And he never forgot anyone who motivated him to get there.
Jordan was enshrined in the Hall of Fame on Friday night, a final honor that followed all the championship rings and MVP trophies he collected during his career.
From the high school coach who cut him to the last player to defend him in the NBA finals, Jordan remembered everyone who did something to bring out the competitiveness that carried him to the top of basketball.
"I'd do anything to win," he said.
He joined David Robinson and John Stockton, a pair of his 1992 Dream Team teammates, and coaches Jerry Sloan and C. Vivian Stringer in a distinguished class. Jordan insisted during a morning press conference that the weekend wasn't just about him, but he was clearly the star Friday night before a crowd that included former teammates Scottie Pippen and Dennis Rodman.
"He makes one big shot and everybody thinks he's kind of cool," Stockton joked. "I don't get it."
Jordan cried before beginning his acceptance speech, then entertained the crowd with memories of any slights that inspired him to get to Springfield:
-The coach who cut him from the varsity as a North Carolina schoolboy.
"I wanted to make sure you understood: You made a mistake, dude."
–Isiah Thomas, who allegedly orchestrated a "freezeout" of Jordan in his first All-Star game.
"I wanted to prove to you, Magic [Johnson], Larry [Bird], George [Gervin], everybody that I deserved [to be there] just as much as anybody else, and I hope over the period of my career I've done that without a doubt."
-Knicks coach Jeff Van Gundy, who accused Jordan of "conning" players by acting friendly toward them, then attacking them in games.
"I just so happen to be a friendly guy. I get along with everybody, but at the same time, when the light comes on, I'm as competitive as anybody you know."
-The media who said Jordan, though a great player, would never win like Bird or Johnson.
"I had to listen to all that, and that put so much wood on that fire that it kept me each and every day trying to get better as a basketball player."
-Lastly, Utah's Bryon Russell. Jordan recalled meeting Russell while he was retired and playing minor league baseball in 1994 — and with Sloan looking on in horror — told of how Russell insisted he could have covered him if Jordan was still playing. Russell later got two cracks at Jordan in the NBA finals, and he was the defender when Jordan hit the clinching shot to win the 1998 title.
"From this day forward, if I ever see him in shorts, I'm coming at him."

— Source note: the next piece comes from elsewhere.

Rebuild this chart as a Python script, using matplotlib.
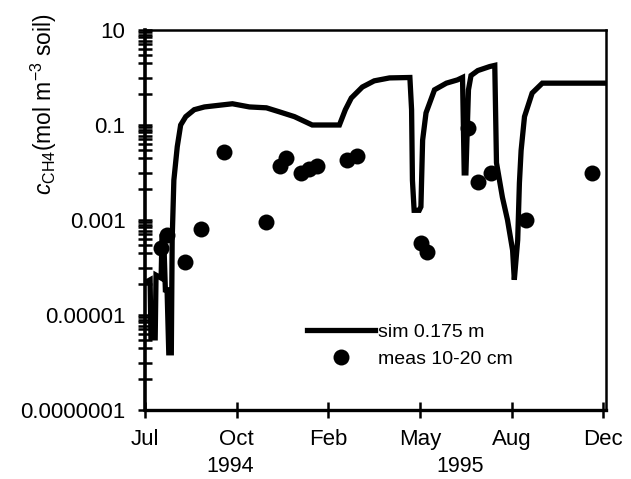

Robinson was enshrined first on Friday before a large San Antonio contingent that included teammates Tim Duncan and Avery Johnson, and coaches Larry Brown and Gregg Popovich. Stockton told the Spurs that his running mate, Karl Malone, was the best power forward, not Duncan.
The enshrinement ceremony took place at Springfield's Symphony Hall, because Jordan was too big for the Hall of Fame. The move to the other building allowed for a crowd of about 2,600, more than double what the Hall can accommodate.
Most of the attention was on Jordan, the five-time NBA MVP, but the others in the class are some of the most accomplished in the sport. Stockton is the career leader in assists and steals, Robinson won an MVP trophy and two titles in San Antonio, Sloan is the only coach to win 1,000 games with one team, and Stringer was the first woman's coach to lead three different schools to the Final Four.
"Unique, unique competitors," Stockton said during the morning press conference.
Fiery ones, too. Sloan, Stockton's longtime coach, told two different tales of fights he was in as a hard-nosed player for Chicago.
Jordan remembered scoring around 20 points in a row late in a game to pull out a win, which was followed by a conversation with Bulls assistant Tex Winter.
"Tex reminded me that there's no 'I' in team," Jordan said. "And I looked back at Tex, I said, 'There's 'I' in win.' So whichever way you want it."
Jordan and Robinson were All-American college players who entered the NBA with high expectations. Sloan acknowledged he wasn't so sure about Stockton at first — and turns out, neither was Stockton.
"I thought they'd figure me out pretty quickly. I thought the Jazz would figure out that they'd made a mistake, so first paycheck I saved every cent," Stockton said. "I was pretty sure I was a one-year-and-out guy."
He ended up playing 19 seasons in Utah, while Robinson spent 14 with the Spurs. He is still an enormous presence in San Antonio through his charitable work.
"That's one of the things I think I loved most about San Antonio. When you get out in the community, you really feel like you're making a difference. You feel like you're impacting people there and families there," Robinson said. "So anybody who has followed my career, it's been as important as what we did on the court, being involved in the community, making a difference."
Stringer also talked of making a difference in the lives of others, such as the pride she feels watching women's basketball grow into a sport in which her former players can now earn a living playing professionally in the United States. Those contributions to the game, along with her 825 wins, had her sharing a stage Friday with Jordan, whose family she developed a friendship with when they did Nike tours together.
"I once paid to come into the Naismith Hall of Fame," she said, "and now here I am."